Por Altagracia Salazar
Una hora antes de que nos asaltaran a punta de cuchillo, le explicaba a mi hijo como la pobreza urbana se convierte en una fuente de delincuencia. Eran las 8:00 p.m. cuando llegábamos de visita a casa de mi hermana en la avenida Cayetano Germosén a sólo 400 metros del destacamento policial de la zona.
Transitábamos por la citada avenida y los accesos a los bolsillos de miseria en el kilómetro 8 y medio de la carretera Sánchez expresaban la confusión, la lucha por la supervivencia y la falta de oportunidades de los condenados a vivir en el barrio.

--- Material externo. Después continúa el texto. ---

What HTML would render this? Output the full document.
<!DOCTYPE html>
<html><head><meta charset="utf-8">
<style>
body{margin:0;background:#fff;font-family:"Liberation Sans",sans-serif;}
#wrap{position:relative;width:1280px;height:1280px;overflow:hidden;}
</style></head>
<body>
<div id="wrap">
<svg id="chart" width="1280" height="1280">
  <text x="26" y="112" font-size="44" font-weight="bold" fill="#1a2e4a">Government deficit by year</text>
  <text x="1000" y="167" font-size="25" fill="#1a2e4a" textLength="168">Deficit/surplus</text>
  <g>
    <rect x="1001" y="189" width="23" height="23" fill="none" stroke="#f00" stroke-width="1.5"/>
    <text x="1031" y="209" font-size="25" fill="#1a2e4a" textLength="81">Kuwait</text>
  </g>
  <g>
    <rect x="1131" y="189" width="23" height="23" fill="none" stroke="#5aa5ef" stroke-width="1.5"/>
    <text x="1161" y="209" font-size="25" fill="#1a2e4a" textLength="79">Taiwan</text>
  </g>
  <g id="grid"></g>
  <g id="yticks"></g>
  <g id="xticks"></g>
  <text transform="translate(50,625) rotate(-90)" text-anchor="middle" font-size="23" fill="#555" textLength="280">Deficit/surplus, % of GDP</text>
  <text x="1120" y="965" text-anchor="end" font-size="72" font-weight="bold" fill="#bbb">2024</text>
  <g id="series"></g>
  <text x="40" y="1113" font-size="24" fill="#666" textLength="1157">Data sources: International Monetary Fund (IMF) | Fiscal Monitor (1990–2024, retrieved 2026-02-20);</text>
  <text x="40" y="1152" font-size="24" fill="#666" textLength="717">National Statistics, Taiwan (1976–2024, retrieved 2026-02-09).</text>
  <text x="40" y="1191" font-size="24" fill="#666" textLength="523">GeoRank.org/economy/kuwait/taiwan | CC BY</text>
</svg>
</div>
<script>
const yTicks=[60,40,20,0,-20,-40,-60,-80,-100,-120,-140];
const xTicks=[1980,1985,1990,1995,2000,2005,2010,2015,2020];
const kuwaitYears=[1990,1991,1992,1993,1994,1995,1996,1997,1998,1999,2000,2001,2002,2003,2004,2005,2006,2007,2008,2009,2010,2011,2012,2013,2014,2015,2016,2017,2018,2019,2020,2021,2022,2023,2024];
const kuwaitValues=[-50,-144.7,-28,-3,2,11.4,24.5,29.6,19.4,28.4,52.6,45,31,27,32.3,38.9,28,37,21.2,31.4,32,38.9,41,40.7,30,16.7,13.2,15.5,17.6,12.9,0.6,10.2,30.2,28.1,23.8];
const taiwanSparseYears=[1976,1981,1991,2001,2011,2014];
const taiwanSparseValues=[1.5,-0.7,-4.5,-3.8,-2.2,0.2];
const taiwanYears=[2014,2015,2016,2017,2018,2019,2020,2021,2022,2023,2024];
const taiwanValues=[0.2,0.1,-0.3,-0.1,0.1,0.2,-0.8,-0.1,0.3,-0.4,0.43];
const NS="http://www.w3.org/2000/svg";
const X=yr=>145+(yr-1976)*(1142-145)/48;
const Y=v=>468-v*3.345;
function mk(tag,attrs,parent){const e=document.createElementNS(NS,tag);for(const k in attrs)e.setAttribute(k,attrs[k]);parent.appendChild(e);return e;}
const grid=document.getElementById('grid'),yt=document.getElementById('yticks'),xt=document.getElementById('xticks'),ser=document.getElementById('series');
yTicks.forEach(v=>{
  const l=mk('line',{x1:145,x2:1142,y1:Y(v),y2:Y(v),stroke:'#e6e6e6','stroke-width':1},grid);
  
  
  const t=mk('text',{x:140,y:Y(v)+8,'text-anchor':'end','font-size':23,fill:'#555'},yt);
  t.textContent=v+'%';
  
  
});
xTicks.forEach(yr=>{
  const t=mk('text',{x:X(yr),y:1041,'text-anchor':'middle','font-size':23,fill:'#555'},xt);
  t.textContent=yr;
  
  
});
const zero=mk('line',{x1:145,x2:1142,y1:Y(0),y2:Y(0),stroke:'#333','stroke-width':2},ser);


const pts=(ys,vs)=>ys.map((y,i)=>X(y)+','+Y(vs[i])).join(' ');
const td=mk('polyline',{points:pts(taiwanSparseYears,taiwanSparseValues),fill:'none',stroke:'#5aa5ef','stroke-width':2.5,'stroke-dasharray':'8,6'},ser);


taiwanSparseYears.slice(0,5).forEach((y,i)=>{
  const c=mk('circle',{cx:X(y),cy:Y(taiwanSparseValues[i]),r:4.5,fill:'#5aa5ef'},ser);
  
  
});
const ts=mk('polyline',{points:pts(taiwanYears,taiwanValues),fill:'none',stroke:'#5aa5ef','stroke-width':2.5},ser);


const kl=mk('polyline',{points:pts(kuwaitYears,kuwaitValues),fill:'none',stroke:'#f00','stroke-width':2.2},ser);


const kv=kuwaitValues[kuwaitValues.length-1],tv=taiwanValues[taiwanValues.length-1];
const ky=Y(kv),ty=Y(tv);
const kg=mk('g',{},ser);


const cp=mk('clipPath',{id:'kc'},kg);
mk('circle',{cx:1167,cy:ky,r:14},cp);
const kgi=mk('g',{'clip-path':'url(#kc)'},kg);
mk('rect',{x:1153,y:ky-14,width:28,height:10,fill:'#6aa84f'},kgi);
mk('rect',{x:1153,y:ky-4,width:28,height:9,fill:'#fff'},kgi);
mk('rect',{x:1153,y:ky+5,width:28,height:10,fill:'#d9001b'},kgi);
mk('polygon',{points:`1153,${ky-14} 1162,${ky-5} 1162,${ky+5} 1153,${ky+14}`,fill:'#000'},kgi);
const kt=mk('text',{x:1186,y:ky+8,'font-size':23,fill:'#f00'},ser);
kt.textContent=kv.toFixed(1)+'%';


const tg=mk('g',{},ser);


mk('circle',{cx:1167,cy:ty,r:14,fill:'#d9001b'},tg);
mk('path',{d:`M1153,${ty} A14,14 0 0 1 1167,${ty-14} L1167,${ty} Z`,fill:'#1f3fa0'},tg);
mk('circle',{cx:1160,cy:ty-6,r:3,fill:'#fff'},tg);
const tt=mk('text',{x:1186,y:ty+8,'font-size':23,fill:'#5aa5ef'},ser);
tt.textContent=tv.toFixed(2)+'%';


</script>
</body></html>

En la acera a uno y otro lado de la calle convivían al mismo tiempo mujeres lavando, mecánicos trabajando, parroquianos en un colmadón, niños jugando y adolescentes sin esperanzas, probablemente uno de ellos habría de poner el cuchillo en el pecho de mi hijo tan solo unos minutos más tarde.
Creo que el asalto duró dos minutos. A las 9 de la noche cuando abordamos el vehículo en plena Cayetano Germosén no pudimos cerrar la puerta. Dos hombres por la puerta del pasajero uno por la mía nos gritaban no sé qué cosas. No recuerdo qué dijeron, solo recuerdo ver el cuchillo junto al costado derecho de mi hijo. Tampoco recuerdo qué sentí.

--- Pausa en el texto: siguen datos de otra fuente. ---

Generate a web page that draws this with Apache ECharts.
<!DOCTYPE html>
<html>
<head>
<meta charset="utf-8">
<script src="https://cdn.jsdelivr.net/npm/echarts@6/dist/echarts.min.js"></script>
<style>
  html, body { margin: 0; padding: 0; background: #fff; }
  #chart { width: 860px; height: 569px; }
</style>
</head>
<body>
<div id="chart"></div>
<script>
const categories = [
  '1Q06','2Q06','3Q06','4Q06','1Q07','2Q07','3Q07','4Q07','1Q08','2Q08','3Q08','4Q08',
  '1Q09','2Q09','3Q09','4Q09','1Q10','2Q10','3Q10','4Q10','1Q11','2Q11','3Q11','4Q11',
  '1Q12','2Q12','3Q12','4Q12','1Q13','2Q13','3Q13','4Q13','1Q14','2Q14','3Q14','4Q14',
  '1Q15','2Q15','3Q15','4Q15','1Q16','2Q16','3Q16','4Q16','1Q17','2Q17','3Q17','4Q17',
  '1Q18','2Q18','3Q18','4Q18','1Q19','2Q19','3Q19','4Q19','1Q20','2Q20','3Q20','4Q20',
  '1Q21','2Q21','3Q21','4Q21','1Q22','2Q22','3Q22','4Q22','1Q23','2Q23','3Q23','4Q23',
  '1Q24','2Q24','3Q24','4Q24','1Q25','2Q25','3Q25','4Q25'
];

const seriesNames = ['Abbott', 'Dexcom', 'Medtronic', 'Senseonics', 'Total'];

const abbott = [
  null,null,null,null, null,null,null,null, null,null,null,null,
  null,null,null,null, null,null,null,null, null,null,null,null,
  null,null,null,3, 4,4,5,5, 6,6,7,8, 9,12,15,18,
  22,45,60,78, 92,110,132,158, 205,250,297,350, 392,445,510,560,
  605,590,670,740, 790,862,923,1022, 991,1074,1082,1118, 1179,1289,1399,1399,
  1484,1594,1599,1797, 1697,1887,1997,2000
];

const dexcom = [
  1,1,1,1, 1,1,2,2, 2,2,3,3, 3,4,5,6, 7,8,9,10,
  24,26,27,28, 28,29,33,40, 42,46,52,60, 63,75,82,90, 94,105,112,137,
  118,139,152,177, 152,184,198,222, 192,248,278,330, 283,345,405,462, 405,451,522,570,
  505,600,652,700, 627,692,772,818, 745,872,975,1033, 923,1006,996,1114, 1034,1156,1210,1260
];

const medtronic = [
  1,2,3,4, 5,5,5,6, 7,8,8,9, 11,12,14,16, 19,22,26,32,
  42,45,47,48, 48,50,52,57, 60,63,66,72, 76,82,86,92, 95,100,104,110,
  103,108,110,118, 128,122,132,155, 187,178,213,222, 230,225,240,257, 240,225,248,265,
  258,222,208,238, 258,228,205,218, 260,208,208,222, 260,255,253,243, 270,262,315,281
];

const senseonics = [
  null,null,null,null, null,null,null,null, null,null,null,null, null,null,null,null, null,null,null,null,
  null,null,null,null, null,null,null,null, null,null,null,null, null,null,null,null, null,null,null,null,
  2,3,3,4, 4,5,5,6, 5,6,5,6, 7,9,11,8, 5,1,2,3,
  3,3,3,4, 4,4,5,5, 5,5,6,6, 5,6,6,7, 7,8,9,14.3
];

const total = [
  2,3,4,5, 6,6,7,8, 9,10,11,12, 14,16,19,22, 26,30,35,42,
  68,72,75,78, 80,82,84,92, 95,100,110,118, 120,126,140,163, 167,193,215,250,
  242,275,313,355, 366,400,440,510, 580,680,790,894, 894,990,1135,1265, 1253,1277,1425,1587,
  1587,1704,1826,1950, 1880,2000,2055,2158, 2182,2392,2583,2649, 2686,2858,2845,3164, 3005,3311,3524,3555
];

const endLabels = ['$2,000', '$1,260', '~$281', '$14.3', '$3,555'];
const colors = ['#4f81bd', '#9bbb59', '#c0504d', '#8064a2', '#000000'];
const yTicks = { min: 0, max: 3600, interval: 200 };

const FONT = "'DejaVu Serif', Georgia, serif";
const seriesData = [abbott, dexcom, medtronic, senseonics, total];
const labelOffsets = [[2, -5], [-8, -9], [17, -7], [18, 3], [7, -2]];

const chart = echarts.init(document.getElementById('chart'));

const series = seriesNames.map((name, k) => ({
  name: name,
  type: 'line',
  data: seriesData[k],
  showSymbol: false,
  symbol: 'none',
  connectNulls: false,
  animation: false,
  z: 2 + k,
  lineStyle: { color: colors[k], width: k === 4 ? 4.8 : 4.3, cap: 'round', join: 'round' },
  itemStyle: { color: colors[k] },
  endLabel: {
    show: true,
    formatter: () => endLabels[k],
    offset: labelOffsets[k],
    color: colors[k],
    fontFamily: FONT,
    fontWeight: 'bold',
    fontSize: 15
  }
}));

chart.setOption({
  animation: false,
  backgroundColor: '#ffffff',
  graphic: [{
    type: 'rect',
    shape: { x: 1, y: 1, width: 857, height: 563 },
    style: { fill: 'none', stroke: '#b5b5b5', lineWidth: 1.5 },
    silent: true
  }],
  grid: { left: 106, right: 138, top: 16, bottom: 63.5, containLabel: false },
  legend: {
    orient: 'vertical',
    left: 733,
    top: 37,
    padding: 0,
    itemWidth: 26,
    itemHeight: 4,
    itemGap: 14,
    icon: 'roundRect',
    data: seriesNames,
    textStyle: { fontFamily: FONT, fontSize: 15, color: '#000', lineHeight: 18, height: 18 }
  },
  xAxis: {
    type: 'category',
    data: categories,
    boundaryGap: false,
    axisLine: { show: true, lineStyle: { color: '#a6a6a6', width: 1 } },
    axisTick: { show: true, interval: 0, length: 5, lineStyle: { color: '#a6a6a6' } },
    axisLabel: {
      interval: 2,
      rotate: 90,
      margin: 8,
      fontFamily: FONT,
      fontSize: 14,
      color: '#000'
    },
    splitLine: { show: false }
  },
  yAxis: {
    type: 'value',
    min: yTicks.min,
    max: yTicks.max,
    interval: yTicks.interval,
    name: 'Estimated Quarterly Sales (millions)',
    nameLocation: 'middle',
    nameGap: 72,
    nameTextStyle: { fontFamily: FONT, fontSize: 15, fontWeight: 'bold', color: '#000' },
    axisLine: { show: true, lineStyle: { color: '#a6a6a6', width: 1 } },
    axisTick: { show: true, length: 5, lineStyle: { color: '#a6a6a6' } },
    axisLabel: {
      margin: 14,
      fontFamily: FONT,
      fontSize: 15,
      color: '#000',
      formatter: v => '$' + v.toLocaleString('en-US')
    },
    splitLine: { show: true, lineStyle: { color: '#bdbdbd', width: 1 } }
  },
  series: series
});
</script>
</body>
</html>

Dicen los especialistas que el cerebro puede convertir nuestras ansiedades y temores en imágenes y por eso temo describir el momento.

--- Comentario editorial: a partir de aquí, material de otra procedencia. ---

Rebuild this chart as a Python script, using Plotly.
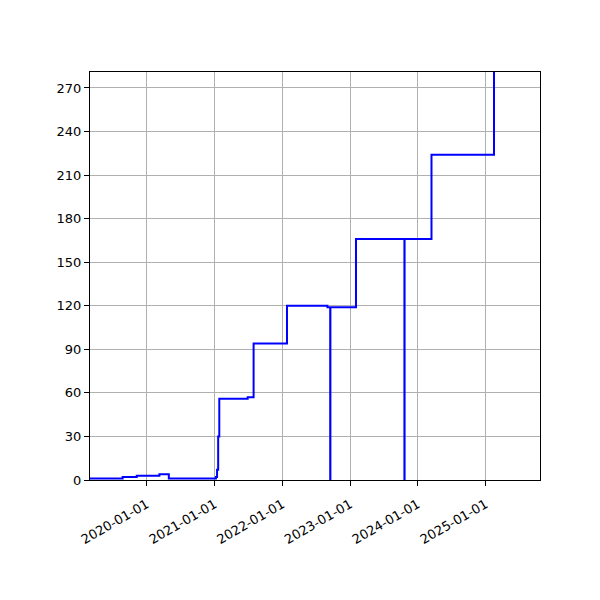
import plotly.graph_objects as go

# Step series (date, value)
dates = [
    "2019-03-01", "2019-08-24", "2019-11-08", "2020-03-09", "2020-04-29",
    "2021-01-08", "2021-01-14", "2021-01-20", "2021-01-26",
    "2021-06-28", "2021-07-30", "2022-01-26", "2022-09-01",
    "2022-09-16", "2022-09-17", "2023-02-02",
    "2023-10-21", "2023-10-22", "2024-03-15", "2025-02-15", "2025-10-21",
]
values = [
    1, 2, 3, 4, 1,
    2, 7, 30, 56,
    57, 94, 120, 119,
    0, 119, 166,
    0, 166, 224, 320, 320,
]

y_ticks = [0, 30, 60, 90, 120, 150, 180, 210, 240, 270]
x_ticks = ["2020-01-01", "2021-01-01", "2022-01-01", "2023-01-01", "2024-01-01", "2025-01-01"]

fig = go.Figure()

fig.add_trace(go.Scatter(
    x=dates, y=values,
    mode="lines",
    line=dict(color="blue", width=2, shape="hv"),
    showlegend=False,
))

axis_common = dict(
    showline=True, linecolor="black", linewidth=1, mirror=True,
    ticks="outside", ticklen=5, tickcolor="black", tickwidth=1,
    showgrid=True, gridcolor="#b0b0b0", gridwidth=1,
    zeroline=False,
    tickfont=dict(family="DejaVu Sans", size=13, color="black"),
)

# page adds ~8px body margin, so margins are shifted to compensate
fig.update_layout(
    width=600, height=600,
    margin=dict(l=82, r=68, t=64, b=128),
    plot_bgcolor="white", paper_bgcolor="white",
    xaxis=dict(
        range=["2019-03-01", "2025-10-21"],
        tickvals=x_ticks, ticktext=x_ticks,
        tickangle=-30,
        ticklabelstandoff=6,
        **axis_common,
    ),
    yaxis=dict(
        range=[0, 281],
        tickvals=y_ticks,
        **axis_common,
    ),
)

fig.write_html("out.html")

Creo que mantuvimos la sangre fría.
Ninguno se desesperó y la alarma del vehículo llamó la atención de los vecinos y sirvió para ahuyentar a los pillos. Perdí mi cartera con todo lo que tenía adentro y quien me conoce sabe que no había mucho dinero.
Yo, la periodista, viví en carne propia lo que había escuchado miles de veces de bocas de ciudadanos indefensos.
Durante dos minutos no fui periodista, si de algo estoy segura es de que en ese tiempo solo fui la madre de mi hijo. Me declaro ciudadana indefensa, eso es lo que somos los dominicanos y dominicanas.
Somos víctimas, de los asaltantes, de la corrupción, de la ineficiencia y… de la Policía. ¡Ah!, la Policía, a ese lugar había que ir a depositar una querella. Me dijeron que era obligatorio para iniciar los trámites de recuperación de mis documentos.
Un cabo y un raso de uniforme me recibieron, dos sin uniformes ni me miraron, aunque hicieron notar que pertenecían a la institución.
El cabo tomó mi denuncia en una cuartilla suelta. Cuando le pedí el número de teléfono cortó el papel por la mitad y lo anotó. Supongo que mi querella no existe.
Esa es la moderna tecnología de la Policía, descubrí su eficiencia cinco minutos después. Los policías que faltaron en la calle José Contreras estaban en la Luperón.
Salí del destacamento y un kilometro después encontré a siete policías que me ordenaron pararme y me pidieron mis documentos.
Cuando les dije que no tenía porque unos minutos antes me habían asaltado solo me dijeron “señora, usted tiene problemas”.